__REQUEST__
Using the data beneath this instruction, retype only the lines from the one that contains "Reproduce this chart with matplotlib." down to the one that contains "ax = fig.add_axes([90", both included, exactly as they appear.

__EXCERPTED DATA__
———

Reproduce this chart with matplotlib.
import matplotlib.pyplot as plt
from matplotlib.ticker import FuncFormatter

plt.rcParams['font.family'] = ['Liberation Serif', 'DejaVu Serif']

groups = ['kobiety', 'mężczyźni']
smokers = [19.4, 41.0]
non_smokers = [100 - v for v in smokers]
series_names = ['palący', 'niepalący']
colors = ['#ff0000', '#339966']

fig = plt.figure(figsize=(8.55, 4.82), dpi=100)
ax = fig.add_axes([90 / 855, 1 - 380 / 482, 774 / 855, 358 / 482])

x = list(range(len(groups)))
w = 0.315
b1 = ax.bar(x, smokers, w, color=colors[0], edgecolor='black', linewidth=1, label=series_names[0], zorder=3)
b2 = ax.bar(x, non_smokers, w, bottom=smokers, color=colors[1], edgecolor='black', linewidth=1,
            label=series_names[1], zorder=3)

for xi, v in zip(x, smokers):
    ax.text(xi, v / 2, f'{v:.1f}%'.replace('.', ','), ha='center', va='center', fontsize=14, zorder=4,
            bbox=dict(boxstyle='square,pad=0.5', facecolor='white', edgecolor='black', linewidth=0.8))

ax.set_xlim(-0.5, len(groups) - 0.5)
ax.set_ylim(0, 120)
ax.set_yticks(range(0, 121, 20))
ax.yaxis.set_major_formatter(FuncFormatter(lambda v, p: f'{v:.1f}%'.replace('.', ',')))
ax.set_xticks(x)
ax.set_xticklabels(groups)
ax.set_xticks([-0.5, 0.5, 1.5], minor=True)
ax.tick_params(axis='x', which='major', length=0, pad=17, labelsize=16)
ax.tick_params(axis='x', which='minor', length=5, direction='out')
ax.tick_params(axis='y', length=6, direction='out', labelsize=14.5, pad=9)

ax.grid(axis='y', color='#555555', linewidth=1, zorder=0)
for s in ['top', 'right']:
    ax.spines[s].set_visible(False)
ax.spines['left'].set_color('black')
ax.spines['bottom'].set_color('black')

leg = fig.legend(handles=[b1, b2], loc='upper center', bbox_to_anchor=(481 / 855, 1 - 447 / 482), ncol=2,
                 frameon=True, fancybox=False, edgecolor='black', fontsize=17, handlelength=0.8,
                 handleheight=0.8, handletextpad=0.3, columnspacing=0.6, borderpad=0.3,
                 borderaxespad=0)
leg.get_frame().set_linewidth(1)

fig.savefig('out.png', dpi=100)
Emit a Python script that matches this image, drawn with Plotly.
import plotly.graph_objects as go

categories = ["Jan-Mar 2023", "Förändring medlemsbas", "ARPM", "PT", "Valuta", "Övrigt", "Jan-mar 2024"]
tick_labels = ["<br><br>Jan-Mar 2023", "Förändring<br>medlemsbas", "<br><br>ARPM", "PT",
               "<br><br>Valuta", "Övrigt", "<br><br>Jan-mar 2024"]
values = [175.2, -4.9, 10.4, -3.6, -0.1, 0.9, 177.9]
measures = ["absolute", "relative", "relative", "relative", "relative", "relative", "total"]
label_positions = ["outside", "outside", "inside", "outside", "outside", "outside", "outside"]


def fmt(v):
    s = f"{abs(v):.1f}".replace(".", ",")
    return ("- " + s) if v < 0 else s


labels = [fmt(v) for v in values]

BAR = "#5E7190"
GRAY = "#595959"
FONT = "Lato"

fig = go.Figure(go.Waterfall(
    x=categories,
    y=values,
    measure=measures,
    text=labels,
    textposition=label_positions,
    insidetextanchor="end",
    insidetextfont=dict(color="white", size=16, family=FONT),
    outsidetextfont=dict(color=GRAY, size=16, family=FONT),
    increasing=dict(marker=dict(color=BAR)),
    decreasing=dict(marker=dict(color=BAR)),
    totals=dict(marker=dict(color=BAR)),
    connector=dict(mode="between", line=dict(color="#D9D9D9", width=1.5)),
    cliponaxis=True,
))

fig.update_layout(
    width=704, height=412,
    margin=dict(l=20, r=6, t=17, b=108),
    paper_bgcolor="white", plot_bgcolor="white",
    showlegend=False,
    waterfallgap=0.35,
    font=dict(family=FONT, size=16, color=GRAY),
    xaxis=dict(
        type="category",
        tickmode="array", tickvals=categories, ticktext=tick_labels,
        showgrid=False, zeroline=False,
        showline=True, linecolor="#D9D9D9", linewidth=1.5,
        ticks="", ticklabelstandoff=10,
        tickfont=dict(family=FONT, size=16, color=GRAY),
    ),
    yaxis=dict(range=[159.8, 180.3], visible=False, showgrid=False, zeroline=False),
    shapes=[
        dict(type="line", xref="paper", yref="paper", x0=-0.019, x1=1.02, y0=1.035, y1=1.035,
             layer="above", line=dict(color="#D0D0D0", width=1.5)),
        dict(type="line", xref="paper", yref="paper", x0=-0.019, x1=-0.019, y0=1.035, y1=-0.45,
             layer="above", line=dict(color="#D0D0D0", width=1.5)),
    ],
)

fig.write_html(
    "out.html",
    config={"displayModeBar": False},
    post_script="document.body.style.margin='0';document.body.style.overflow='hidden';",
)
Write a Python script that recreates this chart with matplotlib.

———

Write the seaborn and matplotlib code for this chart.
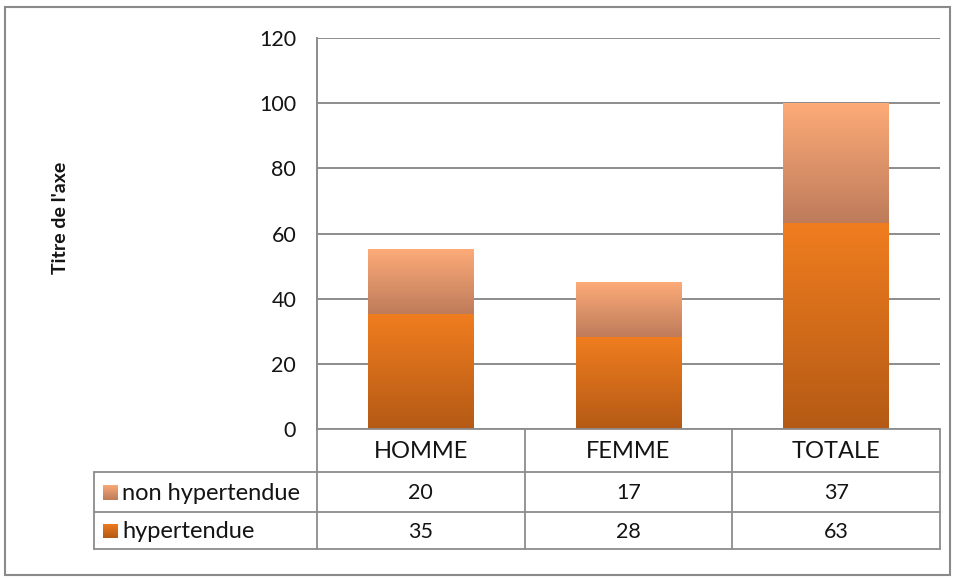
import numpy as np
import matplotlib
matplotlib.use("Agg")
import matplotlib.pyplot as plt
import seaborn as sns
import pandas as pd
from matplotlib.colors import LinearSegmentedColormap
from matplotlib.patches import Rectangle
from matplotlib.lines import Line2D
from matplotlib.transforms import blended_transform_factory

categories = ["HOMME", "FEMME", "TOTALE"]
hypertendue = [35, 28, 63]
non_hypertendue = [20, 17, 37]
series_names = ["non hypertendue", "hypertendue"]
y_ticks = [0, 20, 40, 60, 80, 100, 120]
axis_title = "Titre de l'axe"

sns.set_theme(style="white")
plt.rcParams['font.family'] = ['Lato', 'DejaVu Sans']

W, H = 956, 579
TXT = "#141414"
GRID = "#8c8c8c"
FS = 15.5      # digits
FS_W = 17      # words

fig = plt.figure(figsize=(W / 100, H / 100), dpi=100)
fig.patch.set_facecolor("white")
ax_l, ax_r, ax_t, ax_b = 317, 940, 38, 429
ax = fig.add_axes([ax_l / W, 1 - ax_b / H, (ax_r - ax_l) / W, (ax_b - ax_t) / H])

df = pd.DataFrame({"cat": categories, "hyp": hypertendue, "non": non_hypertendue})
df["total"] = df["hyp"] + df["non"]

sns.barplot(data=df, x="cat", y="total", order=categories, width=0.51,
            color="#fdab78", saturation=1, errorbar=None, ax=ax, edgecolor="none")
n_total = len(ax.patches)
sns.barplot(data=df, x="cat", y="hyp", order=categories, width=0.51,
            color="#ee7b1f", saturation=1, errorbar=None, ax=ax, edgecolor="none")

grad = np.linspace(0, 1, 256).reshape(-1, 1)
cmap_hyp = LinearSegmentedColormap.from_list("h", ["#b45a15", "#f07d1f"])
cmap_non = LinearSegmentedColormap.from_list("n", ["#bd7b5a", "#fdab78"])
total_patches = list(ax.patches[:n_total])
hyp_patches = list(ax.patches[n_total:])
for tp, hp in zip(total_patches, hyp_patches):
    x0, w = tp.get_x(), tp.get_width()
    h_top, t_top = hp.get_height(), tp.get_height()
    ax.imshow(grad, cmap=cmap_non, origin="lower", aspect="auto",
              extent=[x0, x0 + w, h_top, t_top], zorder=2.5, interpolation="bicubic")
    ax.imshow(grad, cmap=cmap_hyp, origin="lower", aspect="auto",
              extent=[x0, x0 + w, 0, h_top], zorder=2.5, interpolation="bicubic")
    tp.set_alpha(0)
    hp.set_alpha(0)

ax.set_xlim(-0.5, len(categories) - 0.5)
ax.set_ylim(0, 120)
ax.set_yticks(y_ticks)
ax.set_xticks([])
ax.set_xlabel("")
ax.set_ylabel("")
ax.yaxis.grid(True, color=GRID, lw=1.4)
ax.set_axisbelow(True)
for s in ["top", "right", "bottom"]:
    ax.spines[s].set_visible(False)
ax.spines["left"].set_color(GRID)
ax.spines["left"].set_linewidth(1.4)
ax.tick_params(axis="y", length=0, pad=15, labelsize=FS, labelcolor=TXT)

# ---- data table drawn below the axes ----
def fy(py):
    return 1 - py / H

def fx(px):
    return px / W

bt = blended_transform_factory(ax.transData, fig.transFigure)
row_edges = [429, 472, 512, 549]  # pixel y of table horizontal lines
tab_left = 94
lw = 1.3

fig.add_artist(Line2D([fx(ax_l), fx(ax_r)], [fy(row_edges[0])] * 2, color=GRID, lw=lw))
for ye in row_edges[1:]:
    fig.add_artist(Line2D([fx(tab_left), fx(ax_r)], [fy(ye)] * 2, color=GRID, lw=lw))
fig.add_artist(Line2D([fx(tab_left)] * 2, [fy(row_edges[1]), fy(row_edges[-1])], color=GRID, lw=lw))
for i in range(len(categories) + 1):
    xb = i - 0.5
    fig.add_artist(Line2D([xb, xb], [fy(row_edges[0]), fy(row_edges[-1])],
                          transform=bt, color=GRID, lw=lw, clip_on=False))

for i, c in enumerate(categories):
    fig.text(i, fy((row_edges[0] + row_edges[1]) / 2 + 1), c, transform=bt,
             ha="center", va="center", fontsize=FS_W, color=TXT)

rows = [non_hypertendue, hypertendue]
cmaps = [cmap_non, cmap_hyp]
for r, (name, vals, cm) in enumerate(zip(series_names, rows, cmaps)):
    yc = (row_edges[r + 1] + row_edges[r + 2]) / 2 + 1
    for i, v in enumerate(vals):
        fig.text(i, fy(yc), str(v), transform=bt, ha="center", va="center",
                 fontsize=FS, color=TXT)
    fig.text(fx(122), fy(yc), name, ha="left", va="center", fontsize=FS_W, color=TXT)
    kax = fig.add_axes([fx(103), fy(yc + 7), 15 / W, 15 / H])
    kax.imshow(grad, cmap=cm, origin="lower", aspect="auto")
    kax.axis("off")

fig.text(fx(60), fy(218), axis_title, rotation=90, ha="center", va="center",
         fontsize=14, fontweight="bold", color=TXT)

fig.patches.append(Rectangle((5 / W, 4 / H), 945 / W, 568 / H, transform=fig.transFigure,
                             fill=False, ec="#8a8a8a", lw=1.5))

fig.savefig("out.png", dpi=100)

———

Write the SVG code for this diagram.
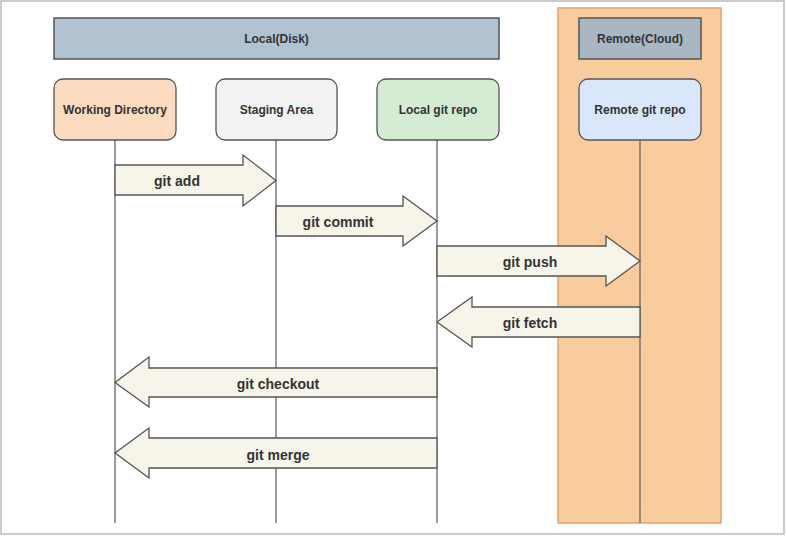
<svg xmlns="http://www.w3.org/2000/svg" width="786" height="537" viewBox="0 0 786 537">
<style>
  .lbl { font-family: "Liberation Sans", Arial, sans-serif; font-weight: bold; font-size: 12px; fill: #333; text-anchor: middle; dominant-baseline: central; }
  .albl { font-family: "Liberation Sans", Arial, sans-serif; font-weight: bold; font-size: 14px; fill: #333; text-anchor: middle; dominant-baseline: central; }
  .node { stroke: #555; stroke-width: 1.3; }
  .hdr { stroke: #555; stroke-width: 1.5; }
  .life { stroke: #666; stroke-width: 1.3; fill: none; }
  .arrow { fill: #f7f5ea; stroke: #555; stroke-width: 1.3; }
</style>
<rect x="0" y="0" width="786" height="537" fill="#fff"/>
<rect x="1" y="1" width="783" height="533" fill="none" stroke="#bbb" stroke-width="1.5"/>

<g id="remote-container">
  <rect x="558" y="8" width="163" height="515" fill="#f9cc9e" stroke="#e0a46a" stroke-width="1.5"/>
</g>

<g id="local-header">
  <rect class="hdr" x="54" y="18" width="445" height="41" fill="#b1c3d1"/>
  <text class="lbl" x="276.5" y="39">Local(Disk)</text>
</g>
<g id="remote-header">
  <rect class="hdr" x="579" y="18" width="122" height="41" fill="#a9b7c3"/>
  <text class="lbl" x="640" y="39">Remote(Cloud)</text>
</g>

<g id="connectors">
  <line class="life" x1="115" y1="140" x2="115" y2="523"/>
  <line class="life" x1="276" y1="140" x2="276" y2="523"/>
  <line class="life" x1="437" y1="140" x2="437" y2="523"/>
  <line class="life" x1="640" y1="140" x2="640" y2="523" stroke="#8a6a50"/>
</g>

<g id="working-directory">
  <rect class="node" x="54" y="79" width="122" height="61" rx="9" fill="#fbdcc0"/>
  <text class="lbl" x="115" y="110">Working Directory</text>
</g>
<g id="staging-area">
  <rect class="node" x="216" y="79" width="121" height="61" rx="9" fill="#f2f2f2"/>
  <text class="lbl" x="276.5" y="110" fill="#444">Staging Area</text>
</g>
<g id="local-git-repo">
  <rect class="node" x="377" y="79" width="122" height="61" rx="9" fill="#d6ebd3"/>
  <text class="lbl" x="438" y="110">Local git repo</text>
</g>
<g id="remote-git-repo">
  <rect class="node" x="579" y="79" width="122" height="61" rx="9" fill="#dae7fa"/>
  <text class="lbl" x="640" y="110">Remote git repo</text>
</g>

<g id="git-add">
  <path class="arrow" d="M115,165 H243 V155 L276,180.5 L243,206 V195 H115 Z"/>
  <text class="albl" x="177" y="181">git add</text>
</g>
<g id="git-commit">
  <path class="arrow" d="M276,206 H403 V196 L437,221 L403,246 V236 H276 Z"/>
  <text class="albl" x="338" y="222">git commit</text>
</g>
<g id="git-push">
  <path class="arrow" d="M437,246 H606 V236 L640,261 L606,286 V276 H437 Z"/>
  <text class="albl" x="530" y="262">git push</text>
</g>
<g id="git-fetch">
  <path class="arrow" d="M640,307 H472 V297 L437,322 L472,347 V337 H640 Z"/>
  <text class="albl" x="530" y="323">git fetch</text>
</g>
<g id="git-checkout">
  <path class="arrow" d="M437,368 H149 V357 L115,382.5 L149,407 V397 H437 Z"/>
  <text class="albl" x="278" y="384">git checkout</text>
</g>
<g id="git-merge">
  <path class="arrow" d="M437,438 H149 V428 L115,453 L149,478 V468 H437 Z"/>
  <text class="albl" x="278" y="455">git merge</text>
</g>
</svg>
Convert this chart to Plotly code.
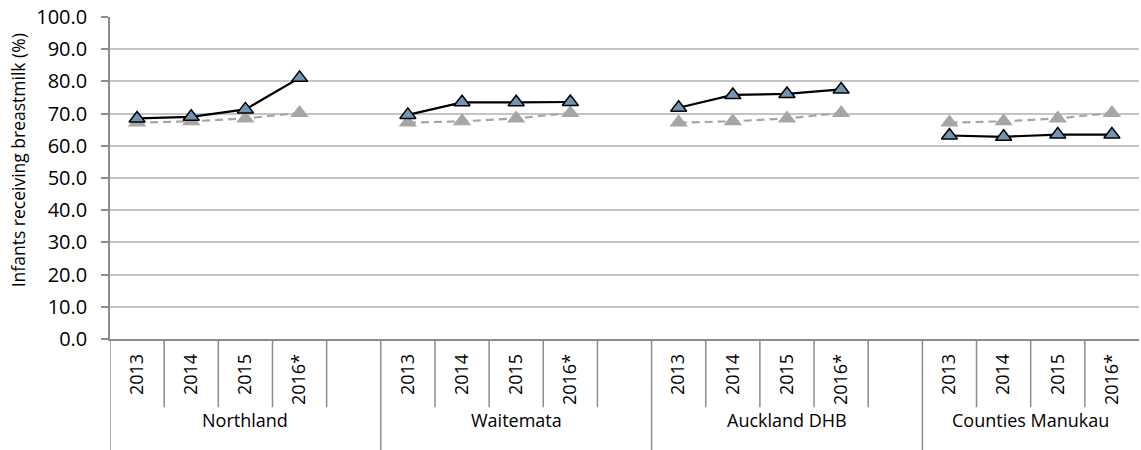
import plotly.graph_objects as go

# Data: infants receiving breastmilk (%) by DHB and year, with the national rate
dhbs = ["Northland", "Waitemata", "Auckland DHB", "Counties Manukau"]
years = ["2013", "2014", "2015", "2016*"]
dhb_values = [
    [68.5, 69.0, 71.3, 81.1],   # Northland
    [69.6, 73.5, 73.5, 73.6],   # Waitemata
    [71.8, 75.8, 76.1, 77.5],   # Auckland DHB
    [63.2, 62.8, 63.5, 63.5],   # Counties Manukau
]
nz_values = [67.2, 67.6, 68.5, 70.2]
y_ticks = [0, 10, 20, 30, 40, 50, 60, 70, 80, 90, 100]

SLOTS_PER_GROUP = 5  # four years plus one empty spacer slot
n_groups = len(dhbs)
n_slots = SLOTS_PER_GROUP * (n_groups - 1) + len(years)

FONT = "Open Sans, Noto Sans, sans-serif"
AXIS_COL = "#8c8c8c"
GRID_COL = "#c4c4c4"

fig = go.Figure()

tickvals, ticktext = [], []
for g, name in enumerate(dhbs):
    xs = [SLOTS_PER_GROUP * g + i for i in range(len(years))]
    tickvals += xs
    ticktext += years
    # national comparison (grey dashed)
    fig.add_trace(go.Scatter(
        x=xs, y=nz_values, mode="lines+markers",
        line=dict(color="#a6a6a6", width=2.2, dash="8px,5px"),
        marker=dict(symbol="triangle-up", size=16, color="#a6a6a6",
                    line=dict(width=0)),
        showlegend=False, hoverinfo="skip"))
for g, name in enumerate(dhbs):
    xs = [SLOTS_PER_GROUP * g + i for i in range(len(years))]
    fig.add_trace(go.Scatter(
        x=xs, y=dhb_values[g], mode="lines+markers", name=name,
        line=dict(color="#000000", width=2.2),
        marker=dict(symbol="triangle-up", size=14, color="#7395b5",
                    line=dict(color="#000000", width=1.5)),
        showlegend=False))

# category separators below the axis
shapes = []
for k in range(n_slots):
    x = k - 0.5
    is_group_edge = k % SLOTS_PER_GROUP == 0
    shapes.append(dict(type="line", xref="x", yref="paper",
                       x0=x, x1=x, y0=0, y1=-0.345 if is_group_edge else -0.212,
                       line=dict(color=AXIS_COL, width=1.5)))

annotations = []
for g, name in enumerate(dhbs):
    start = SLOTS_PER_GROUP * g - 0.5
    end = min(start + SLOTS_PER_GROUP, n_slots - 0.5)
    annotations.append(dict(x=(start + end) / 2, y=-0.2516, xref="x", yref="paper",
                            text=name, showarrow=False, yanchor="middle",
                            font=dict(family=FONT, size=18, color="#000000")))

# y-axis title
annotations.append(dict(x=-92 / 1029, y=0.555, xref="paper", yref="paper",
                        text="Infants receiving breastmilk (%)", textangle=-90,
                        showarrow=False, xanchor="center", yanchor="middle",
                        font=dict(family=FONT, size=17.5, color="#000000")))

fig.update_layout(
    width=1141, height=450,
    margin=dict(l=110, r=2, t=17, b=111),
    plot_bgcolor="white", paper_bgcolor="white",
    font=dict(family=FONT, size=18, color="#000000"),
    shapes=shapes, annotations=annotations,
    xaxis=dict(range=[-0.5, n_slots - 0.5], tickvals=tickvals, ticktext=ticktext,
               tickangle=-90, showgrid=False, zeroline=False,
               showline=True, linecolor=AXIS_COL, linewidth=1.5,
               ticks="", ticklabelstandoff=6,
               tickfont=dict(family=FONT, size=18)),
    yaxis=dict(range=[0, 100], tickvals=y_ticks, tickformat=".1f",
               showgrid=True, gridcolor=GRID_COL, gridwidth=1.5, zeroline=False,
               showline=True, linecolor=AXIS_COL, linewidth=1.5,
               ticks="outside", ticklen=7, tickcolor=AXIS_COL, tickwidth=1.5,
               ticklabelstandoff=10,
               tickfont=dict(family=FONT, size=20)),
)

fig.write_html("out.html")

———

__RESULT BELOW__
Reproduce this chart with matplotlib.
import matplotlib.pyplot as plt
from matplotlib.ticker import FuncFormatter

plt.rcParams['font.family'] = ['Liberation Serif', 'DejaVu Serif']

groups = ['kobiety', 'mężczyźni']
smokers = [19.4, 41.0]
non_smokers = [100 - v for v in smokers]
series_names = ['palący', 'niepalący']
colors = ['#ff0000', '#339966']

fig = plt.figure(figsize=(8.55, 4.82), dpi=100)
ax = fig.add_axes([90 / 855, 1 - 380 / 482, 774 / 855, 358 / 482])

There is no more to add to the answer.